Ad esso si contrappone un amore, per così dire, di ancien régime, tutto centrato sulla dimensione del desiderio, il cui sforzo quotidiano consiste nel costruirla come casa comune: un condiviso e costante abitare il desiderio. Dell’uno, dell’altro, di entrambi, del mondo circostante. Un amore che non parla con mezzi termini, con parole ambigue, che quando dice «ti amo» sta dicendo «voglio possederti» e quando urla «amami!» sta gridando «possiedimi!». Un amore, soprattutto, che si articola intorno a una metanarrazione in cui entrambi gli amanti affermano di credere, fatta sì di valori, visioni, progetti, ma soprattutto di un ordito di desideri.
L’amore postmoderno può o non può funzionare, come un ingranaggio che sia oliato o spanato – meglio, come una lingua di cui si abbia o meno proprietà. Se non funziona è perché quelle parole, quelle espressioni formali, sono i mattoni di sabbia di un desiderio estivo. L’amore di ancien régime parla attraverso i baci e le mani, le urla e le carezze, lo sguardo posto lontano, al di qua e al di là del presente.

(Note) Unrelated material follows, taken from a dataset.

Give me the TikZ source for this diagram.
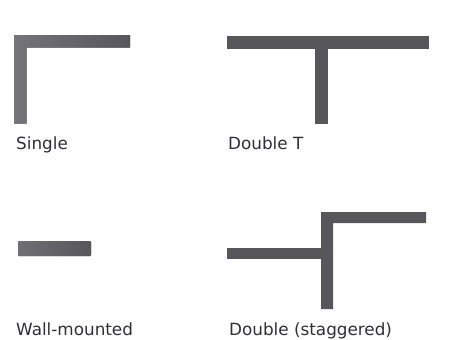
\documentclass[tikz,border=0pt]{standalone}
\usepackage{fontspec}
\setsansfont{DejaVu Sans}
\definecolor{bargray}{RGB}{86,86,91}
\definecolor{labelgray}{RGB}{48,48,52}
\tikzset{
  bar/.style={fill=bargray,draw=none},
  caption/.style={anchor=base west,inner sep=0pt,text=labelgray}
}
\begin{document}
\begin{tikzpicture}[x=1pt,y=-1pt,font=\sffamily\fontsize{16.8}{20}\selectfont]
\useasboundingbox (0,0) rectangle (461,340);
% Single
\fill[bar,left color=bargray!82!white,right color=bargray] (14,35) -- (130,35) -- (130,47.5) -- (26.5,47.5) -- (26.5,123.5) -- (14,123.5) -- cycle;
\node[caption] (single) at (16,149) {Single};
% Double T
\fill[bar] (227,36) rectangle (429,49);
\fill[bar] (315,36) rectangle (328,123.5);
\node[caption] (doublet) at (228,149) {Double T};
% Wall-mounted
\fill[bar,rounded corners=1pt,left color=bargray!85!white,right color=bargray] (18,241) rectangle (91,256);
\node[caption] (wall) at (16,335) {Wall-mounted};
% Double (staggered)
\fill[bar] (227,248) rectangle (322,259);
\fill[bar] (321,212) -- (426,212) -- (426,223) -- (333,223) -- (333,309) -- (321,309) -- cycle;
\node[caption] (staggered) at (229,335) {Double (staggered)};
\end{tikzpicture}
\end{document}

[Il maschio angioino e la ragazza in jeans – rielaborazione de Il bacio di Francesco Hayez]
Demian
16 febbraio 2011
Quanto è vero. E quanto ne vedo in giro di siffatto amore. Io tendo, al moderno forse. Sarà che ho a mente i classici. Sarà che sono stato formato anche da libri ottocenteschi che presentavano l’amore in tutte le sue sfaccettature e le sue sofferenze, minuziosamente. Sarà che ho vissuto la mia età adolescenziale senza social network, sarà per altro..
voldemorre
23 gennaio 2018
Nel terzo millennio siamo ancora a “possiedimi” e “voglio possederti”?
Ommaronna…
Abbellirli includendovi il desiderio per la condivisione metanarrativa del circostante indora ben poco la pillola di una cecità incrostata da secoli di cispa culturale.

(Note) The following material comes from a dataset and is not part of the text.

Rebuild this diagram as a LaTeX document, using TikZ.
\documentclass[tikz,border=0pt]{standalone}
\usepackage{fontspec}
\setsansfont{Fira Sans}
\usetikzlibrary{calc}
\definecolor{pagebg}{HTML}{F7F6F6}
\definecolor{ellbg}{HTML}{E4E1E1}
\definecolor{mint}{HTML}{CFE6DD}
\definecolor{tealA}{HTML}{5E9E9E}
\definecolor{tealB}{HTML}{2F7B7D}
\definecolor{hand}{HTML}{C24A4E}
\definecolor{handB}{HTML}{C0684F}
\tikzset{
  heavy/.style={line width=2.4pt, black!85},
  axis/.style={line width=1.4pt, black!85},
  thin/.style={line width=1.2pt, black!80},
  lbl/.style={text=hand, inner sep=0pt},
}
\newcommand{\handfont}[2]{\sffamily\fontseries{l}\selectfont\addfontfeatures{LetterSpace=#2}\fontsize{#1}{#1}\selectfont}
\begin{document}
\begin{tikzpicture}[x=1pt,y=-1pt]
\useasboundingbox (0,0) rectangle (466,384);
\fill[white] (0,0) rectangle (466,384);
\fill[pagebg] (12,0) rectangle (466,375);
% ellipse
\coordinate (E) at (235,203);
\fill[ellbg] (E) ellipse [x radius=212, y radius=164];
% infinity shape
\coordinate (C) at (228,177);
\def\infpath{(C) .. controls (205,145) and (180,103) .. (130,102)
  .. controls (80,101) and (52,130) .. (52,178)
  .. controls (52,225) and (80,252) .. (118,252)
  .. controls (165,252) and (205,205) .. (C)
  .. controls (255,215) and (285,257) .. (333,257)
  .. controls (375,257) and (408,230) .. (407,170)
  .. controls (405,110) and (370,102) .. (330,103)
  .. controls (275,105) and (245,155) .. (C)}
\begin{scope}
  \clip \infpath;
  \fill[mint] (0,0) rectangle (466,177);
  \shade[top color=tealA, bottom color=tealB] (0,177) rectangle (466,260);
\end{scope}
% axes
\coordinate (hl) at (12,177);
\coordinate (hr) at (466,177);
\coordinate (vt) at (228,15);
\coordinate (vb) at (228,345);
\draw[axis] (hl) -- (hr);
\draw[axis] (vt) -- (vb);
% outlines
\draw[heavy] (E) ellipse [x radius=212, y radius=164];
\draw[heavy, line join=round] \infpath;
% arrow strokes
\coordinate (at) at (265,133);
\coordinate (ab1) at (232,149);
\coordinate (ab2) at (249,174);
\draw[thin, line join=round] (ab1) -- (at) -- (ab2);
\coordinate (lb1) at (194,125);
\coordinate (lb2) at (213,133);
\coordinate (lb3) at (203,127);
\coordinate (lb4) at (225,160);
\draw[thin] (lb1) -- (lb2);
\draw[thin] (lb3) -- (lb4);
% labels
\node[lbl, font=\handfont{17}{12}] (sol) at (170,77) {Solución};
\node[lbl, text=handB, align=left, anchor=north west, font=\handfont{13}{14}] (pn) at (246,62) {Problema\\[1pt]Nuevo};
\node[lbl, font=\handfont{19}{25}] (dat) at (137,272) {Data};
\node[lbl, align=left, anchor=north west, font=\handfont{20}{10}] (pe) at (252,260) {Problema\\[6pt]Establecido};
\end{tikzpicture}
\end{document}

È il vecchio gioco dell’acchiapparella, seducente nel breve termine.
Un doggy style fisico ed affettivo.
Né il desiderio è costruire la casetta in mattoni del terzo porcellino, capsula da arredare insieme con un film d’autore, una installazione, una marina al tramonto, la musica di Nicola Cava, magari un po’ di stordimento alcolico e psicotropico, piece di teatro, città d’arte, saggistica e romanzi, l’equivalente delle figurine da attaccare sull’album della raccolta Panini – celo, celo; mi manca – illudendosi di fluttuare in un superiore altrove, diversi dal popolo che calpesta il terracqueo mondo.

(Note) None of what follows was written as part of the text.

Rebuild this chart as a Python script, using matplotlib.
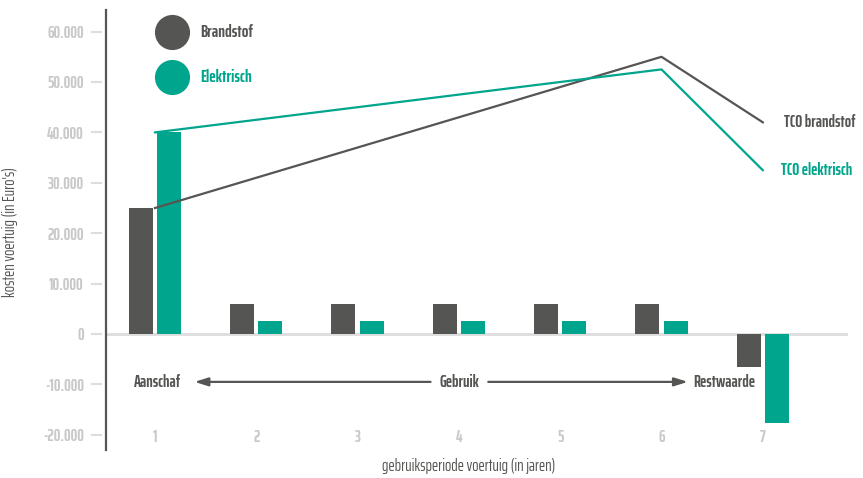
import matplotlib
matplotlib.use("Agg")
import matplotlib.pyplot as plt
import matplotlib.transforms as mtransforms
from matplotlib import font_manager

# Years of use and yearly costs per vehicle type (in euro)
jaren = [1, 2, 3, 4, 5, 6, 7]
kosten_brandstof = [25000, 6000, 6000, 6000, 6000, 6000, -6500]
kosten_elektrisch = [40000, 2500, 2500, 2500, 2500, 2500, -17600]

# Total cost of ownership lines
tco_jaren = [1, 6, 7]
tco_brandstof = [25000, 55000, 42000]
tco_elektrisch = [40000, 52500, 32500]

y_ticks = [60000, 50000, 40000, 30000, 20000, 10000, 0, -10000, -20000]
y_labels = ["60.000", "50.000", "40.000", "30.000", "20.000", "10.000", "0",
            "-10.000", "-20.000"]

DARK = "#555553"
TEAL = "#00a58d"
LIGHT = "#c9c9c9"

# pick a condensed sans if one is around
names = {f.name for f in font_manager.fontManager.ttflist}
candidates = ["Saira ExtraCondensed", "Sofia Sans Extra Condensed",
              "Barlow Condensed", "Roboto Condensed"]
family = [c for c in candidates if c in names][:1] + ["DejaVu Sans"]
plt.rcParams["font.family"] = family
plt.rcParams["font.weight"] = "bold"

FS = 12

fig = plt.figure(figsize=(8.63, 4.78), dpi=100)
ax = fig.add_axes([106 / 863, 28 / 478, 742 / 863, 440 / 478])

x0 = 1 - 49 / 101.3
ax.set_xlim(x0, x0 + 742 / 101.3)
ax.set_ylim(-116 / 50.4 * 10000, 324 / 50.4 * 10000)

w = 0.237
off = 0.14
ax.bar([x - off for x in jaren], kosten_brandstof, width=w, color=DARK, zorder=3)
ax.bar([x + off for x in jaren], kosten_elektrisch, width=w, color=TEAL, zorder=3)
ax.axhline(0, color="#dddddd", lw=2, zorder=2)

ax.plot(tco_jaren, tco_brandstof, color=DARK, lw=1.6, zorder=4)
ax.plot(tco_jaren, tco_elektrisch, color=TEAL, lw=1.6, zorder=4)
ax.text(tco_jaren[-1] + 0.21, tco_brandstof[-1], "TCO brandstof", color=DARK,
        fontsize=FS, va="center", ha="left")
ax.text(tco_jaren[-1] + 0.18, tco_elektrisch[-1], "TCO elektrisch", color=TEAL,
        fontsize=FS, va="center", ha="left")

# axes styling
for s in ["top", "right", "bottom"]:
    ax.spines[s].set_visible(False)
ax.spines["left"].set_color(DARK)
ax.spines["left"].set_linewidth(1.6)

ax.set_yticks(y_ticks)
ax.set_yticklabels(y_labels, color=LIGHT, fontsize=FS)
ax.tick_params(axis="y", length=0, pad=16)
trans = mtransforms.blended_transform_factory(ax.transAxes, ax.transData)
for v in y_ticks:
    ax.plot([-14 / 742, -5 / 742], [v, v], color="#dddddd", lw=1.5,
            transform=trans, clip_on=False)

ax.set_xticks(jaren)
ax.set_xticklabels([str(j) for j in jaren], color=LIGHT, fontsize=FS)
ax.tick_params(axis="x", length=0, pad=-15)

ax.set_ylabel("kosten voertuig (in Euro's)", color=DARK, fontsize=FS)
ax.yaxis.set_label_coords(-88 / 742, 0.495)
ax.set_xlabel("gebruiksperiode voertuig (in jaren)", color=DARK, fontsize=FS)
ax.xaxis.set_label_coords(0.489, -8 / 440)

# phases along the horizon
y_fase = -9500
ax.text(1.02, y_fase, "Aanschaf", color=DARK, fontsize=FS, ha="center", va="center")
ax.text(4.0, y_fase, "Gebruik", color=DARK, fontsize=FS, ha="center", va="center")
ax.text(6.62, y_fase, "Restwaarde", color=DARK, fontsize=FS, ha="center", va="center")
arrow = dict(arrowstyle="-|>,head_length=0.8,head_width=0.25", color=DARK, lw=1.6,
             shrinkA=0, shrinkB=0)
ax.annotate("", xy=(1.39, y_fase), xytext=(3.72, y_fase), arrowprops=arrow)
ax.annotate("", xy=(6.26, y_fase), xytext=(4.29, y_fase), arrowprops=arrow)

# legend with round markers
ax.scatter([66 / 742], [60000], s=640, color=DARK, marker="o", zorder=5, clip_on=False,
           transform=trans, linewidths=0)
ax.scatter([66 / 742], [51000], s=640, color=TEAL, marker="o", zorder=5, clip_on=False,
           transform=trans, linewidths=0)
ax.text(94 / 742, 60000, "Brandstof", color=DARK, fontsize=FS + 0.5, va="center",
        transform=trans)
ax.text(94 / 742, 51000, "Elektrisch", color=TEAL, fontsize=FS + 0.5, va="center",
        transform=trans)

fig.savefig("out.png", dpi=100)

È un gioco di specchi, rimandi, similitudini, identificazioni; confortante certezza della presenza di un uguale a sé, in cui l’illusorio fondersi è solo confondersi con il proprio gemello, differente la sola anatomia.
L’amore, senza etichette varie, è dialettica in tutte le sfumature, che siano rifiuto, seduzione, intesa, parole, distanza, fisicità, sguardi, risata… Non desiderio. Quello, attrazione per le qualità e la diversità dell’altro, consegue alla prima.